== Source material ==
——————

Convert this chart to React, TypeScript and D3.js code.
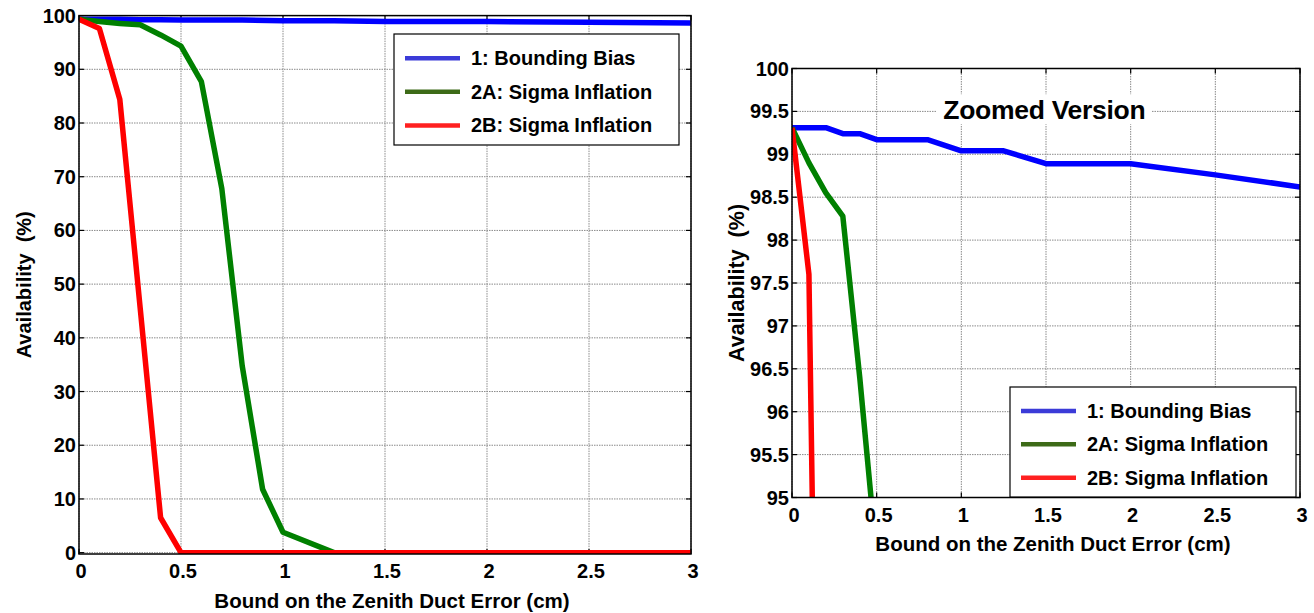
// Two availability panels: full range and a zoomed 95–100 % view of the same three curves.
import * as d3 from "d3";

const seriesNames = ["1: Bounding Bias", "2A: Sigma Inflation", "2B: Sigma Inflation"];
const lineColors = ["#0000ff", "#008000", "#ff0000"];
const legendColors = ["#3b3bd8", "#3d6b18", "#ff2020"];

const xTicks = [0, 0.5, 1, 1.5, 2, 2.5, 3];
const yTicksFull = [0, 10, 20, 30, 40, 50, 60, 70, 80, 90, 100];
const yTicksZoom = [95, 95.5, 96, 96.5, 97, 97.5, 98, 98.5, 99, 99.5, 100];

// bound (cm) -> availability (%)
const biasX = [0, 0.2, 0.3, 0.4, 0.5, 0.8, 1.0, 1.25, 1.5, 2.0, 2.5, 3.0];
const biasY = [99.31, 99.31, 99.24, 99.24, 99.17, 99.17, 99.04, 99.04, 98.89, 98.89, 98.76, 98.62];
const sig2aX = [0, 0.1, 0.2, 0.3, 0.4, 0.5, 0.6, 0.7, 0.8, 0.9, 1.0, 1.25, 3.0];
const sig2aY = [99.31, 98.9, 98.55, 98.28, 96.4, 94.3, 87.7, 67.8, 34.8, 11.8, 3.8, 0, 0];
const sig2bX = [0, 0.1, 0.2, 0.3, 0.4, 0.5, 3.0];
const sig2bY = [99.31, 97.6, 84.4, 45.5, 6.5, 0, 0];

const series = [
  d3.zip(biasX, biasY),
  d3.zip(sig2aX, sig2aY),
  d3.zip(sig2bX, sig2bY),
] as [number, number][][];

const FONT = "'Liberation Sans', Arial, sans-serif";

interface Box { l: number; r: number; t: number; b: number }
interface Legend { x: number; y: number; w: number; h: number }

function Panel({ id, box, yDomain, yTicks, legend, yLabelX, yLabelSize, xLabelY, title }: {
  id: string; box: Box; yDomain: [number, number]; yTicks: number[];
  legend: Legend; yLabelX: number; yLabelSize: number; xLabelY: number; title?: string;
}) {
  const x = d3.scaleLinear().domain([0, 3]).range([box.l, box.r]);
  const y = d3.scaleLinear().domain(yDomain).range([box.b, box.t]);
  const line = d3.line<[number, number]>().x((d) => x(d[0])).y((d) => y(d[1]));
  const tl = 5;
  const rowH = legend.h / 3.3;

  return (
    <g>
      <defs>
        <clipPath id={id}>
          <rect x={box.l} y={box.t - 4} width={box.r - box.l} height={box.b - box.t + 4} />
        </clipPath>
      </defs>
      {/* grid */}
      {xTicks.map((t) => (
        <line key={"gx" + t} x1={x(t)} x2={x(t)} y1={box.t} y2={box.b}
              stroke="#8a8a8a" strokeDasharray="1.5,1" strokeWidth={1} />
      ))}
      {yTicks.map((t) => (
        <line key={"gy" + t} x1={box.l} x2={box.r} y1={y(t)} y2={y(t)}
              stroke="#8a8a8a" strokeDasharray="1.5,1" strokeWidth={1} />
      ))}
      {/* ticks on all four sides, pointing in */}
      {xTicks.map((t) => (
        <g key={"tx" + t} stroke="#000" strokeWidth={1.2}>
          <line x1={x(t)} x2={x(t)} y1={box.b} y2={box.b - tl} />
          <line x1={x(t)} x2={x(t)} y1={box.t} y2={box.t + tl} />
        </g>
      ))}
      {yTicks.map((t) => (
        <g key={"ty" + t} stroke="#000" strokeWidth={1.2}>
          <line x1={box.l} x2={box.l + tl} y1={y(t)} y2={y(t)} />
          <line x1={box.r} x2={box.r - tl} y1={y(t)} y2={y(t)} />
        </g>
      ))}
      {title && (
        <g>
          <rect x={x(0.855)} y={y(99.7)} width={x(2.12) - x(0.855)} height={y(99.35) - y(99.7)} fill="#fff" />
          <text x={x(1.49)} y={y(99.52)} textAnchor="middle" dominantBaseline="central"
                fontFamily={FONT} fontWeight="bold" fontSize={26.5} letterSpacing={-0.3}>{title}</text>
        </g>
      )}
      {/* curves */}
      <g clipPath={`url(#${id})`} fill="none" strokeLinejoin="round">
        {series.map((s, i) => (
          <path key={i} d={line(s) ?? ""} stroke={lineColors[i]} strokeWidth={5.5} />
        ))}
      </g>
      <rect x={box.l} y={box.t} width={box.r - box.l} height={box.b - box.t}
            fill="none" stroke="#000" strokeWidth={1.5} />
      {/* tick labels */}
      {xTicks.map((t) => (
        <text key={"lx" + t} x={x(t) + 2} y={box.b + 17} textAnchor="middle" dominantBaseline="central"
              fontFamily={FONT} fontWeight="bold" fontSize={20}>{String(t)}</text>
      ))}
      {yTicks.map((t) => (
        <text key={"ly" + t} x={box.l - 3} y={y(t)} textAnchor="end" dominantBaseline="central"
              fontFamily={FONT} fontWeight="bold" fontSize={20}>{String(t)}</text>
      ))}
      <text x={(box.l + box.r) / 2 + 7} y={xLabelY} textAnchor="middle" dominantBaseline="central"
            fontFamily={FONT} fontWeight="bold" fontSize={20.5}>Bound on the Zenith Duct Error (cm)</text>
      <text transform={`translate(${yLabelX},${(box.t + box.b) / 2}) rotate(-90)`} textAnchor="middle"
            dominantBaseline="central" fontFamily={FONT} fontWeight="bold" fontSize={yLabelSize}
            style={{ whiteSpace: "pre" }}>{"Availability  (%)"}</text>
      {/* legend */}
      <rect x={legend.x} y={legend.y} width={legend.w} height={legend.h} fill="#fff" stroke="#000" strokeWidth={1.2} />
      {seriesNames.map((n, i) => {
        const cy = legend.y + rowH * (0.72 + i);
        return (
          <g key={n}>
            <line x1={legend.x + 11} x2={legend.x + 66} y1={cy} y2={cy} stroke={legendColors[i]} strokeWidth={4.5} />
            <text x={legend.x + 77} y={cy} dominantBaseline="central" fontFamily={FONT}
                  fontWeight="bold" fontSize={20}>{n}</text>
          </g>
        );
      })}
    </g>
  );
}

export default function App() {
  return (
    <svg width={1314} height={613} style={{ position: "absolute", left: 0, top: 0, background: "#fff" }}>
      <Panel id="clipFull" box={{ l: 79, r: 691, t: 15.6, b: 554 }} yDomain={[-0.25, 100]}
             yTicks={yTicksFull} legend={{ x: 394, y: 34, w: 285, h: 111 }}
             yLabelX={24} yLabelSize={20} xLabelY={600} />
      <Panel id="clipZoom" box={{ l: 792, r: 1300, t: 68.5, b: 497.5 }} yDomain={[95, 100]}
             yTicks={yTicksZoom} legend={{ x: 1010, y: 387, w: 286, h: 110 }}
             yLabelX={737} yLabelSize={21.5} xLabelY={543} title="Zoomed Version" />
    </svg>
  );
}
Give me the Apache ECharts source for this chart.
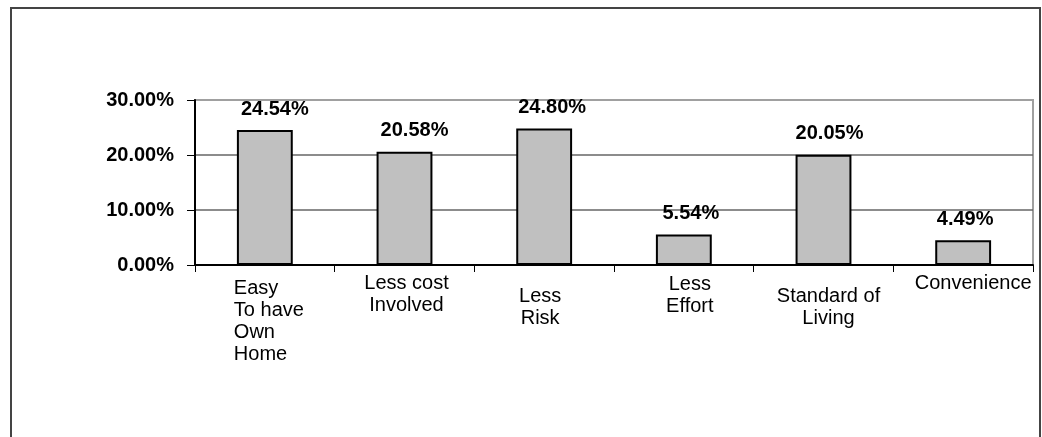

——————

== Set exercise ==
Retype the whole listing exactly and leave the pictures out.

== Task answer ==
Convert this chart to React, TypeScript and D3.js code.
// Two availability panels: full range and a zoomed 95–100 % view of the same three curves.
import * as d3 from "d3";

const seriesNames = ["1: Bounding Bias", "2A: Sigma Inflation", "2B: Sigma Inflation"];
const lineColors = ["#0000ff", "#008000", "#ff0000"];
const legendColors = ["#3b3bd8", "#3d6b18", "#ff2020"];

const xTicks = [0, 0.5, 1, 1.5, 2, 2.5, 3];
const yTicksFull = [0, 10, 20, 30, 40, 50, 60, 70, 80, 90, 100];
const yTicksZoom = [95, 95.5, 96, 96.5, 97, 97.5, 98, 98.5, 99, 99.5, 100];

// bound (cm) -> availability (%)
const biasX = [0, 0.2, 0.3, 0.4, 0.5, 0.8, 1.0, 1.25, 1.5, 2.0, 2.5, 3.0];
const biasY = [99.31, 99.31, 99.24, 99.24, 99.17, 99.17, 99.04, 99.04, 98.89, 98.89, 98.76, 98.62];
const sig2aX = [0, 0.1, 0.2, 0.3, 0.4, 0.5, 0.6, 0.7, 0.8, 0.9, 1.0, 1.25, 3.0];
const sig2aY = [99.31, 98.9, 98.55, 98.28, 96.4, 94.3, 87.7, 67.8, 34.8, 11.8, 3.8, 0, 0];
const sig2bX = [0, 0.1, 0.2, 0.3, 0.4, 0.5, 3.0];
const sig2bY = [99.31, 97.6, 84.4, 45.5, 6.5, 0, 0];

const series = [
  d3.zip(biasX, biasY),
  d3.zip(sig2aX, sig2aY),
  d3.zip(sig2bX, sig2bY),
] as [number, number][][];

const FONT = "'Liberation Sans', Arial, sans-serif";

interface Box { l: number; r: number; t: number; b: number }
interface Legend { x: number; y: number; w: number; h: number }

function Panel({ id, box, yDomain, yTicks, legend, yLabelX, yLabelSize, xLabelY, title }: {
  id: string; box: Box; yDomain: [number, number]; yTicks: number[];
  legend: Legend; yLabelX: number; yLabelSize: number; xLabelY: number; title?: string;
}) {
  const x = d3.scaleLinear().domain([0, 3]).range([box.l, box.r]);
  const y = d3.scaleLinear().domain(yDomain).range([box.b, box.t]);
  const line = d3.line<[number, number]>().x((d) => x(d[0])).y((d) => y(d[1]));
  const tl = 5;
  const rowH = legend.h / 3.3;

  return (
    <g>
      <defs>
        <clipPath id={id}>
          <rect x={box.l} y={box.t - 4} width={box.r - box.l} height={box.b - box.t + 4} />
        </clipPath>
      </defs>
      {/* grid */}
      {xTicks.map((t) => (
        <line key={"gx" + t} x1={x(t)} x2={x(t)} y1={box.t} y2={box.b}
              stroke="#8a8a8a" strokeDasharray="1.5,1" strokeWidth={1} />
      ))}
      {yTicks.map((t) => (
        <line key={"gy" + t} x1={box.l} x2={box.r} y1={y(t)} y2={y(t)}
              stroke="#8a8a8a" strokeDasharray="1.5,1" strokeWidth={1} />
      ))}
      {/* ticks on all four sides, pointing in */}
      {xTicks.map((t) => (
        <g key={"tx" + t} stroke="#000" strokeWidth={1.2}>
          <line x1={x(t)} x2={x(t)} y1={box.b} y2={box.b - tl} />
          <line x1={x(t)} x2={x(t)} y1={box.t} y2={box.t + tl} />
        </g>
      ))}
      {yTicks.map((t) => (
        <g key={"ty" + t} stroke="#000" strokeWidth={1.2}>
          <line x1={box.l} x2={box.l + tl} y1={y(t)} y2={y(t)} />
          <line x1={box.r} x2={box.r - tl} y1={y(t)} y2={y(t)} />
        </g>
      ))}
      {title && (
        <g>
          <rect x={x(0.855)} y={y(99.7)} width={x(2.12) - x(0.855)} height={y(99.35) - y(99.7)} fill="#fff" />
          <text x={x(1.49)} y={y(99.52)} textAnchor="middle" dominantBaseline="central"
                fontFamily={FONT} fontWeight="bold" fontSize={26.5} letterSpacing={-0.3}>{title}</text>
        </g>
      )}
      {/* curves */}
      <g clipPath={`url(#${id})`} fill="none" strokeLinejoin="round">
        {series.map((s, i) => (
          <path key={i} d={line(s) ?? ""} stroke={lineColors[i]} strokeWidth={5.5} />
        ))}
      </g>
      <rect x={box.l} y={box.t} width={box.r - box.l} height={box.b - box.t}
            fill="none" stroke="#000" strokeWidth={1.5} />
      {/* tick labels */}
      {xTicks.map((t) => (
        <text key={"lx" + t} x={x(t) + 2} y={box.b + 17} textAnchor="middle" dominantBaseline="central"
              fontFamily={FONT} fontWeight="bold" fontSize={20}>{String(t)}</text>
      ))}
      {yTicks.map((t) => (
        <text key={"ly" + t} x={box.l - 3} y={y(t)} textAnchor="end" dominantBaseline="central"
              fontFamily={FONT} fontWeight="bold" fontSize={20}>{String(t)}</text>
      ))}
      <text x={(box.l + box.r) / 2 + 7} y={xLabelY} textAnchor="middle" dominantBaseline="central"
            fontFamily={FONT} fontWeight="bold" fontSize={20.5}>Bound on the Zenith Duct Error (cm)</text>
      <text transform={`translate(${yLabelX},${(box.t + box.b) / 2}) rotate(-90)`} textAnchor="middle"
            dominantBaseline="central" fontFamily={FONT} fontWeight="bold" fontSize={yLabelSize}
            style={{ whiteSpace: "pre" }}>{"Availability  (%)"}</text>
      {/* legend */}
      <rect x={legend.x} y={legend.y} width={legend.w} height={legend.h} fill="#fff" stroke="#000" strokeWidth={1.2} />
      {seriesNames.map((n, i) => {
        const cy = legend.y + rowH * (0.72 + i);
        return (
          <g key={n}>
            <line x1={legend.x + 11} x2={legend.x + 66} y1={cy} y2={cy} stroke={legendColors[i]} strokeWidth={4.5} />
            <text x={legend.x + 77} y={cy} dominantBaseline="central" fontFamily={FONT}
                  fontWeight="bold" fontSize={20}>{n}</text>
          </g>
        );
      })}
    </g>
  );
}

export default function App() {
  return (
    <svg width={1314} height={613} style={{ position: "absolute", left: 0, top: 0, background: "#fff" }}>
      <Panel id="clipFull" box={{ l: 79, r: 691, t: 15.6, b: 554 }} yDomain={[-0.25, 100]}
             yTicks={yTicksFull} legend={{ x: 394, y: 34, w: 285, h: 111 }}
             yLabelX={24} yLabelSize={20} xLabelY={600} />
      <Panel id="clipZoom" box={{ l: 792, r: 1300, t: 68.5, b: 497.5 }} yDomain={[95, 100]}
             yTicks={yTicksZoom} legend={{ x: 1010, y: 387, w: 286, h: 110 }}
             yLabelX={737} yLabelSize={21.5} xLabelY={543} title="Zoomed Version" />
    </svg>
  );
}
Give me the Apache ECharts source for this chart.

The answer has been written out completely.